* **THE EXERCISE**:
Skip all pictures, then copy the lines from the start of the data through the line with "from matplotlib.ticker import", keeping both ends.

┏━━

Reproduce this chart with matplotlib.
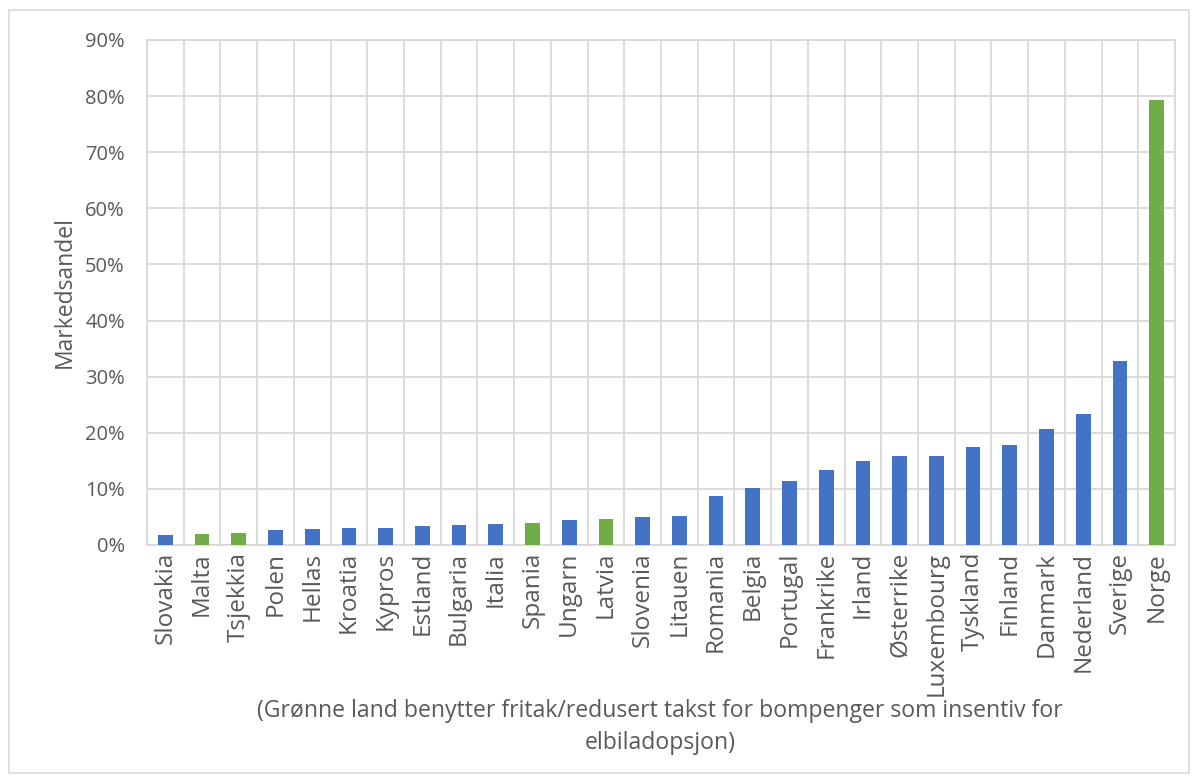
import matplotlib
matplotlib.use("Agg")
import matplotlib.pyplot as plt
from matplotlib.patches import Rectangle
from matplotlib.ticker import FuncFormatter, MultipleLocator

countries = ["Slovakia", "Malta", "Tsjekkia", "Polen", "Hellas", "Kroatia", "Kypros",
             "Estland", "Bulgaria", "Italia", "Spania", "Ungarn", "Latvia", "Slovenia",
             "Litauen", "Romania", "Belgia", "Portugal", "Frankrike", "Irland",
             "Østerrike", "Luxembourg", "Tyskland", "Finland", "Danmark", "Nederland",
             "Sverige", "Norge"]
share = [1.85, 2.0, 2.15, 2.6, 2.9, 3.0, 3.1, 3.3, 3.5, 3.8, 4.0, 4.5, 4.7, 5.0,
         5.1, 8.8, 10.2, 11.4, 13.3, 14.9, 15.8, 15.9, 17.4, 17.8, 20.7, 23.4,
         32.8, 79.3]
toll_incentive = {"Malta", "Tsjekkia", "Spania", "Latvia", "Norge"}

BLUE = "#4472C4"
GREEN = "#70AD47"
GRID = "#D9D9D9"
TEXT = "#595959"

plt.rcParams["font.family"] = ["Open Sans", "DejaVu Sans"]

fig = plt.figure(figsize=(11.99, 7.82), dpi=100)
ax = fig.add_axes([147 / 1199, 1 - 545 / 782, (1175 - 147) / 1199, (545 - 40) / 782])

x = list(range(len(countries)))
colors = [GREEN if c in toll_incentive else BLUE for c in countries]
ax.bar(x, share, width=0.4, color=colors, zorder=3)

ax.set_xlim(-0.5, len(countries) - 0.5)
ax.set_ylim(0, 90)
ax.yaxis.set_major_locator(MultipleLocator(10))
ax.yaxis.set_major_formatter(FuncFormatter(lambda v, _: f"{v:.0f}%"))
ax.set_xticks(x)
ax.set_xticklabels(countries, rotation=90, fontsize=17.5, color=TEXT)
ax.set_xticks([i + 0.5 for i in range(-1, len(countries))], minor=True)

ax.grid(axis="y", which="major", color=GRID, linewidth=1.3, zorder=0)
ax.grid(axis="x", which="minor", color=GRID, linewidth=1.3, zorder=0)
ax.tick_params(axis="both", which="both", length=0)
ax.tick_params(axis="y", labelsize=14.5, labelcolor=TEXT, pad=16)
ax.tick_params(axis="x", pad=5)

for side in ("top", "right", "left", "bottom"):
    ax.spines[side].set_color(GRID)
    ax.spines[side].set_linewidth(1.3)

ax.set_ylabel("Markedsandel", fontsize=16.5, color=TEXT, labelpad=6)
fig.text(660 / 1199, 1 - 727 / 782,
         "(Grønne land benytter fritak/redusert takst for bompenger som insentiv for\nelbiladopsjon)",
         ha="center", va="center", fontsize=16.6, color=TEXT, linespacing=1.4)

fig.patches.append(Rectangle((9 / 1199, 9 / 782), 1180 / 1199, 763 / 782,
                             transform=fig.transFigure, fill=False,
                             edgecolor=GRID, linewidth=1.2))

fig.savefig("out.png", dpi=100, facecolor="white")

┗━━

* **RESULT FOR THIS EXERCISE**:
Reproduce this chart with matplotlib.
import matplotlib
matplotlib.use("Agg")
import matplotlib.pyplot as plt
from matplotlib.patches import Rectangle
from matplotlib.ticker import FuncFormatter, MultipleLocator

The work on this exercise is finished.